What are the major hurdles for a city such as Quito to access finance for the implementation of its climate action commitments?
Cities such as Quito have already proven to be central to the fight against climate change, as local governments across the world are increasingly mandating the construction of zero-emission and resilient infrastructures, from buildings to transport and public spaces, that facilitate environmental and health sustainability co-benefits.
However, they are often limited by a lack of access to the required resources. National governments and its institutions are still the focal point for accessing financing from large donors. Poor solvency, maximum sovereign limits for private sector loans, and complex urban environments are among the challenges that complicate urban finance for climate change.
In addition, many cities do not have the technical capacity to develop projects that meet the strict criteria and requirements of major financing organizations and are not well familiarized with alternative business models or financial mechanisms.
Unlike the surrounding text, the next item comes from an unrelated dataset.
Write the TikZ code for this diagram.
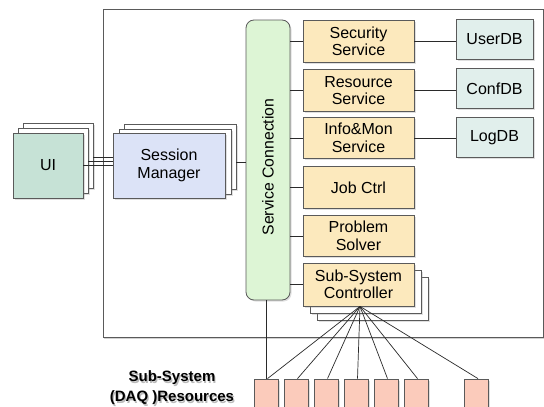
\documentclass[tikz,border=0pt]{standalone}
\usepackage{fontspec}
\setmainfont{Liberation Sans}
\usetikzlibrary{shadows}
\definecolor{uicol}{HTML}{C6E2D6}
\definecolor{smcol}{HTML}{DCE3F7}
\definecolor{sccol}{HTML}{DDF5D5}
\definecolor{svcol}{HTML}{FCE9BD}
\definecolor{dbcol}{HTML}{E1EFEC}
\definecolor{pkcol}{HTML}{FBCBBB}
\definecolor{edgecol}{HTML}{5A5A5A}
\definecolor{linecol}{HTML}{2A2A2A}
\tikzset{
  box/.style={draw=edgecol, line width=0.8pt, inner sep=0pt, align=center,
    font=\fontsize{16}{17.5}\selectfont,
    drop shadow={shadow xshift=1.5pt, shadow yshift=-1.5pt, opacity=0.25}},
  bsize/.style 2 args={minimum width=#1pt, minimum height=#2pt},
  copybox/.style={box, fill=white},
  svbox/.style={box, fill=svcol, bsize={111}{41.5}},
  dbbox/.style={box, fill=dbcol, bsize={77}{40}},
  pkbox/.style={box, fill=pkcol, bsize={24}{33}},
  conn/.style={draw=linecol, line width=0.8pt},
  lbl/.style={font=\bfseries\fontsize{15}{20}\selectfont, align=center, inner sep=0pt}
}
\begin{document}
\begin{tikzpicture}[x=1pt, y=-1pt]
\useasboundingbox (0,0) rectangle (544,407);
\clip (0,0) rectangle (544,407);
\fill[white] (0,0) rectangle (544,407);
% outer frame
\node[draw=edgecol, line width=0.8pt, fill=white, minimum width=440pt, minimum height=328pt,
  drop shadow={shadow xshift=1pt, shadow yshift=-2pt, opacity=0.35}] (frame) at (323,173) {};
% UI stack
\node[copybox, bsize={70}{65}] (ui3) at (58,155.5) {};
\node[copybox, bsize={70}{65}] (ui2) at (53,160.5) {};
\node[box, fill=uicol, bsize={70}{65}] (ui) at (48,165.5) {UI};
% Session Manager stack
\node[copybox, bsize={112}{65}] (sm3) at (180,156.5) {};
\node[copybox, bsize={112}{65}] (sm2) at (175,161.5) {};
\node[box, fill=smcol, bsize={112}{65}] (sm) at (169,165.5) {Session\\Manager};
% Service connection
\node[box, fill=sccol, bsize={44}{280}, rounded corners=8pt] (sc) at (268,160) {};
\node[rotate=90, font=\fontsize{15.8}{17}\selectfont, inner sep=0pt] (sctext) at (268,167) {Service Connection};
% services
\node[svbox] (sec) at (358.5,41.5) {Security\\Service};
\node[svbox] (res) at (358.5,90.5) {Resource\\Service};
\node[svbox] (inf) at (358.5,138) {Info\&Mon\\Service};
\node[svbox] (job) at (358.5,187.5) {Job Ctrl};
\node[svbox] (prob) at (358.5,236) {Problem\\Solver};
\node[copybox, bsize={111}{43}] (ssc3) at (372.5,298.5) {};
\node[copybox, bsize={111}{43}] (ssc2) at (365.5,291.5) {};
\node[box, fill=svcol, bsize={111}{43}] (ssc) at (358.5,284.5) {Sub-System\\Controller};
% DBs
\node[dbbox] (udb) at (494.5,39) {UserDB};
\node[dbbox] (cdb) at (494.5,88.5) {ConfDB};
\node[dbbox] (ldb) at (494.5,137.5) {LogDB};
% resources
\node[pkbox] (r1) at (266,395.5) {};
\node[pkbox] (r2) at (296,395.5) {};
\node[pkbox] (r3) at (326,395.5) {};
\node[pkbox] (r4) at (356,395.5) {};
\node[pkbox] (r5) at (386,395.5) {};
\node[pkbox] (r6) at (416,395.5) {};
\node[pkbox] (r7) at (476.5,395.5) {};
% label
\node[lbl, text=black!45, opacity=0.6] (lblsh) at (173.2,389.2) {Sub-System\\(DAQ )Resources};
\node[lbl] (lbl) at (172,388) {Sub-System\\(DAQ )Resources};
% connectors
\coordinate (y1) at (0,157);
\coordinate (y2) at (0,161);
\coordinate (y3) at (0,165);
\coordinate (y4) at (0,162);
\draw[conn] (ui3.east |- y1) -- (sm.west |- y1);
\draw[conn] (ui2.east |- y2) -- (sm.west |- y2);
\draw[conn] (ui.east |- y3) -- (sm.west |- y3);
\draw[conn] (sm3.east |- y4) -- (sc.west |- y4);
\foreach \s in {sec,res,inf,job,prob,ssc}{
  \draw[conn] (\s.west) -- (\s.west -| sc.east);
}
\draw[conn] (sec.east) -- (udb.west |- sec.east);
\draw[conn] (res.east) -- (cdb.west |- res.east);
\draw[conn] (inf.east) -- (ldb.west |- inf.east);
\draw[conn] (sc.south -| r1.north) -- (r1.north);
\coordinate (fan) at ([xshift=1.5pt]ssc.south);
\foreach \r in {r1,r2,r3,r4,r5,r6,r7}{
  \draw[conn, line width=0.7pt] (fan) -- ([xshift=1.5pt]\r.north);
}
\end{tikzpicture}
\end{document}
Furthermore, a gap still exists regarding the integration of climate change indicators in municipal management, which in turn impacts the prioritization of projects with municipal funding.
There is a clear need for direct city access to the growing pool of international climate funds and to open channels that facilitate the financing of mitigation and adaptation projects at a local level.
Is it important to integrate cities’ finance needs into national finance plans?
Countries around the world have demonstrated their commitment to reach the Paris Agreement goals, but their achievement depends on the capacity of governments to convert plans into tangible actions. To do so, cities are best placed to implement effective policies and drive the sustainable energy transition.
National governments should therefore create an enabling environment that allows cities to implement climate action plans. This includes increasing the powers of cities to control their finances, supporting cities to build their creditworthiness, and vertically integrating investment plans aligned with the ambitions of the Paris Agreement.
For this reason, we have launched a Call to Action with the mayors of Buenos Aires, Medellin, Mexico City, Mérida, Recife, Campinas and Sevilla, directed towards national governments, finance ministers and the private sector, to actively promote close integration of cities and regions into national climate strategies and commitments.
Now, perhaps more than ever, we need coalitions willing to take bold, concerted actions that strengthen the global architecture for action on sustainability. This means lasting cooperation between all levels of government and partnerships that connect all sectors and realms of society.
How does collaboration with Global Covenant of Mayors for Climate & Energy (GCoM) and Multilateral developments banks (MDBs) help overcome financing barriers?
GCoM is a critical partner to cities around the world, raising the global ambition and encouraging local climate action. As a representative of thousands of cities and towns of all sizes, the Global Covenant of Mayors is key for facilitating alliances with financial institutions and other subnational actors to close the financial gap for urban climate projects.
MDBs have shown to be leaders in delivering successful climate financing solutions and evolving their governance and business models to address the opportunities and risks created by climate change. They can incentivize and accelerate the flow of capital to local governments, helping to capitalize credit enhancement instruments and finance independent green-facilities’ projects.
Together, the Global Covenant of Mayors and MDBs support the mobilization of investment opportunities to implement city climate plans by de-risking green urban investment, providing technical assistance for climate action and a monitoring system of efforts towards climate commitments. Both institutions are strategic partners for cities, strengthening financial mechanisms and attracting sources of co-financing to enable innovative and concessional funding to address the challenges of climate change in urban areas.